President Jamil Mahuad suffered declining popularity ratings throughout the financial crisis, decreasing from 60% in 1998 to 6% in early 2000. The dollarization policy was particularly unpopular even if it was implemented successfully. Protests led by a coalition of indigenous peoples (CONAIE) and supported by the military occupied Congress and forced President Mahuad to resign.

== Social effects ==

=== Migration to the United States ===
The Ecuadorian financial crisis caused massive migrations, primarily to the United States and Spain. Between the years 1999 and 2000, approximately 400,000 Ecuadorians migrated to the United States. This was not the first wave of Ecuadorian migration to the U.S., and so this wave of migrants joined roughly half a million other Ecuadorians who had already paved the way for migration. Most Ecuadorians who migrated to the U.S. as a result of the Ecuadorian financial crisis were from the regions of Azuay and Cañar. The largest community of Ecuadorians in the U.S. resides in the New York metropolitan area. Half of the Ecuadorian diaspora is within the United States.

Ecuadorian migration to the US has become increasingly transnational in nature. This change in the currency is due in part to remittances sent back to communities in Ecuador by migrant communities in the US. The sending of these remittances facilitates a continuous connection between migrants and those at home, which in turn facilitates further migration. Remittances to Ecuador were at around $643 million in 1997 and increased to $1.41 billion in 2001, which highlights the sudden impact emigration had on Ecuador.

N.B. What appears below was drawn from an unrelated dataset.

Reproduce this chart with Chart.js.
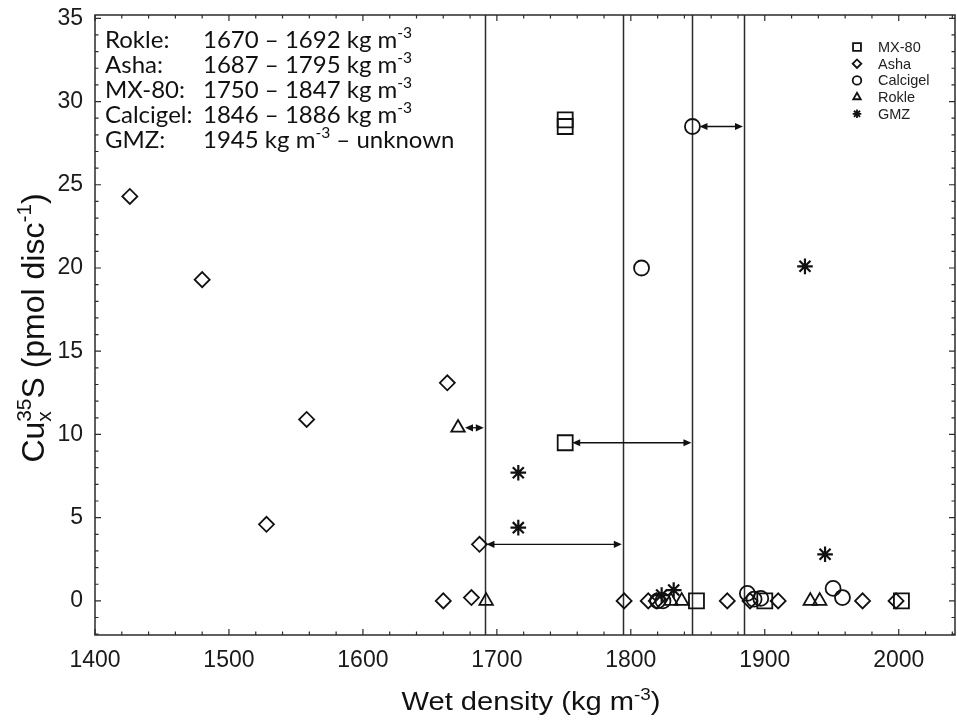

=== Migration to Spain ===
Many Ecuadorians migrated to Spain in search of financial opportunity, as Spain's economy had been flourishing. Around 7,000 Ecuadorians arrived in Spain each month in 2000. This early wave left Ecuador during the hardest part of the economic crisis and was composed of young people eager to work. By 2005, the Ecuadorian community in Spain was around 500,000 people. During the period until 2004, the migrants were mainly composed of family members joining those who had first migrated. The Ecuadorian diaspora in Spain differs from the U.S. This led to a situation where Ecuadorians experienced greater economic prosperity in Spain. They sent up to 46% of their salary, 16% invested in improving living conditions for their families back in Ecuador. A lot of whom were young kids reuniting with their parents; such kids grew up in Spain, attended school, and are now making up the second generation of Ecuadorians in Spain.